Le 13 juillet au soir je retournais dans mon quartier, quand l’on me dit qu’on distribuait des armes à la paroisse. J’y fus avec une douzaine de mes concitoyens, tous enfants du même quartier et desquels j’étais bien connu. Nous nous rassemblâmes, entre gens de connaissance, et nous nous trouvâmes plus de soixante dans un instant, tous bien décidés, car la plupart d’entre nous avaient au moins un congé de service dans la ligne. Nous entrâmes dans l’église ; nous y vîmes tous ces gros aristocrates s’agiter ; je dis aristocrates, parce que, dans cette assemblée, ceux qui parlaient étaient pour la plupart chevaliers de Saint-Louis, marquis, barons, etc. Le seul homme qui me plût, et que je ne connaissais pas, fut le citoyen Thuriot de la Rozière, qui s’est bien montré dans cette assemblée. Là, on était occupé à nommer des commandants, des sous-commandants, et toutes les places étaient données à ces chevaliers de Saint-Louis. Enfin, je fis une sortie contre cette nomination parce qu’aucun citoyen n’y était appelé.

Un nommé Dégié, alors notaire, Saint-Martin et les derniers chevaliers de Saint-Louis proposaient les candidats. Je fus si outré de voir cette clique infernale se liguer pour commander les citoyens que je demandai la parole. Je montai sur une chaise et je leur dis que l’on commençait par où l’on devait finir, et que ce n’était pas de cette manière qu’il fallait agir pour nous préserver des troupes qui étaient aux environs de Paris, que de tous les commandants que l’on venait de nommer aucun n’était dans le cas d’empêcher que les citoyens fussent massacrés.

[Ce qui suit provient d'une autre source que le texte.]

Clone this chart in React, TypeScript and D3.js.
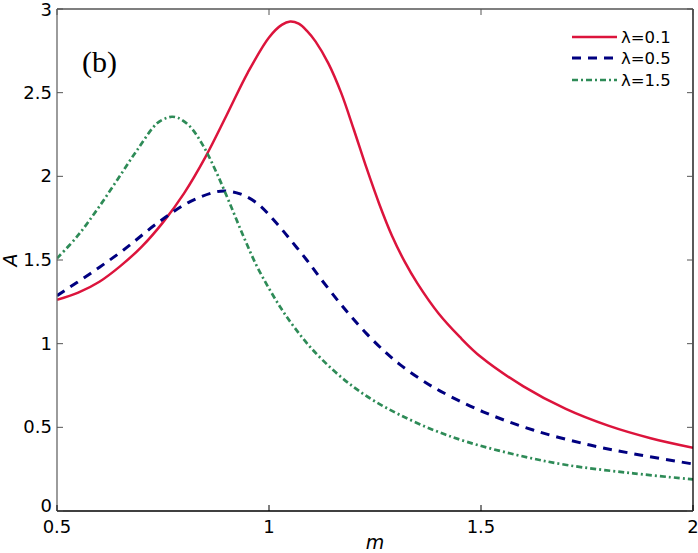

On me dit que je n’avais qu’à en donner le moyen.

Je leur répondis qu’il fallait commencer par avoir des soldats et ensuite des armes à leur distribuer : — qu’il fallait absolument des armes pour pouvoir se défendre ; — ensuite on devait se rassembler par quartiers ; chacun étant armé, chacun devait avoir le droit de nommer son chef ; — dans chaque quartier il fallait établir des postes d’observation  ; une forte garde resterait en dépôt dans un endroit désigné et surtout dans le centre du quartier, afin de se trouver à portée de secourir chacun des avant-postes. La difficulté était d’avoir des armes. Je proposai d’aller chez tous les seigneurs qui résidaient dans la paroisse, d’y faire une perquisition et d’apporter dans l’église toutes les armes que l’on trouverait. J’ajoutai que la distribution devrait en être faite légalement par chaque quartier, en donnant surtout les fusils aux mains des hommes connus qui en savaient le maniement : c’était là le bon moyen, selon moi.

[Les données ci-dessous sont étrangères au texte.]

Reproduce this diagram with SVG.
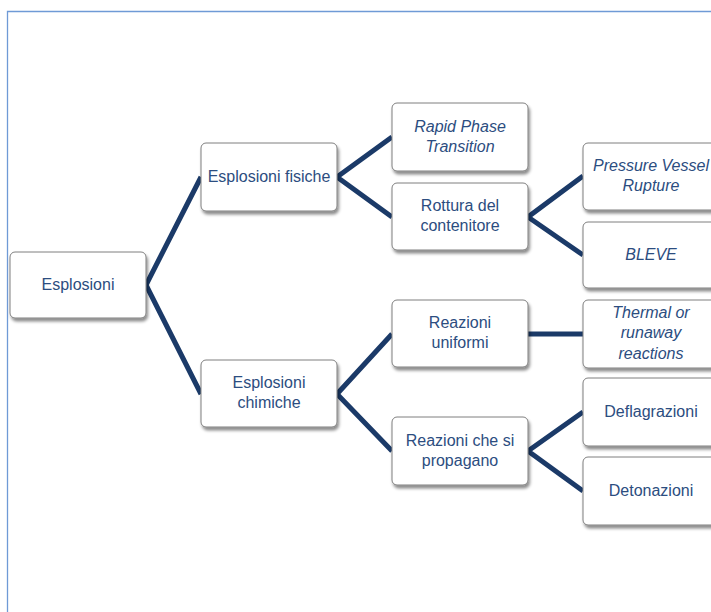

Ma motion fut rejetée et improuvée comme venant d’un homme suspect, et le Bossu, alors curé de Saint-Paul, dit qu’il fallait me mettre à Bicêtre ; ce à quoi je répliquai que j’étais soutenu de tout mon quartier et que, s’il voulait me faire arrêter, j’allais lui tomber sur le corps. En me regardant, il vit que j’étais entouré de plus de trente hommes qui avaient les bras retroussés : il eut peur et ne souffla plus mot. Plusieurs de mes amis me dirent : « Allons-nous en », et je m’en fus.

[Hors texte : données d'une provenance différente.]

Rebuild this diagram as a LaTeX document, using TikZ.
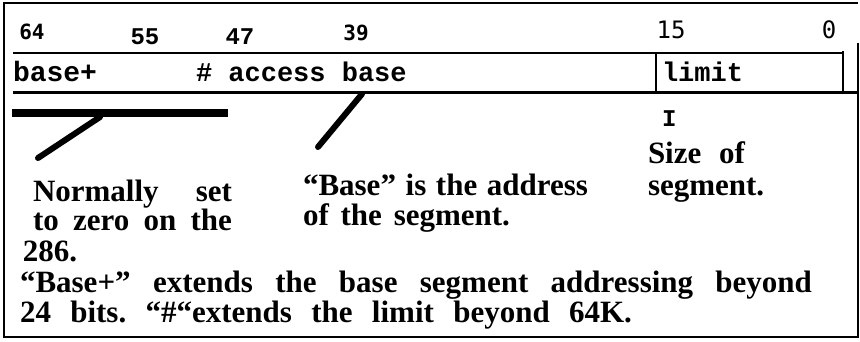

Deux des motionneurs descendirent de la chaire à prêcher qui s’appelait alors l’égrugeoir et me suivirent sur le portail ; ils me dirent que dans deux heures la Ville allait leur envoyer deux cents fusils ; je leur répondis que tous les échevins étaient des coquins et que dans quatre heures même aucun fusil ne viendrait. La vérité fut telle que je restai jusqu’à neuf heures du soir sans qu’aucun fusil arrivât de la Ville, encore moins des autres endroits.

À neuf heures, on vint me dire que l’on faisait des listes chez le curé. Je m’y rendis et j’y fis grand tapage afin qu’aucun de mes amis venus pour s’inscrire sur cette liste, qui était à bien nommer liste de proscription, n’y fût inscrit ; et je demandai : Où sont les fusils de cette Ville, que vous aviez promis dans deux heures ? en voilà six de passées et rien n’est encore arrivé ! — Thuriot qui était là me dit  : « La Ville nous a trompés. » — Eh bien, vous, vous trompez le peuple et c’est encore pire ! Il y a des armes sur la paroisse, à toutes ces belles portes cochères qui sont sur la place Royale. Croyez-vous qu’il n’y en ait pas chez ces gens-là ? — Il me répondit que sans doute il devait y en avoir. J’ajoutai : Si tous ces meneurs avaient une bonne intention, ils viendraient avec leurs armes et donneraient l’exemple ; dès qu’ils ne le font pas, il faut qu’ils soient désarmés et que leurs armes soient entre les mains du Tiers-État. Je fus encore hué dans le comité de tous ces chevaliers, mais je fus appuyé par Thuriot.

Mes camarades et moi nous les laissâmes délibérer et nous nous en fûmes boire, tout le Tiers-État ensemble, avec promesse de nous rejoindre le lendemain, le plus qu’il nous serait possible, afin d’avoir des armes.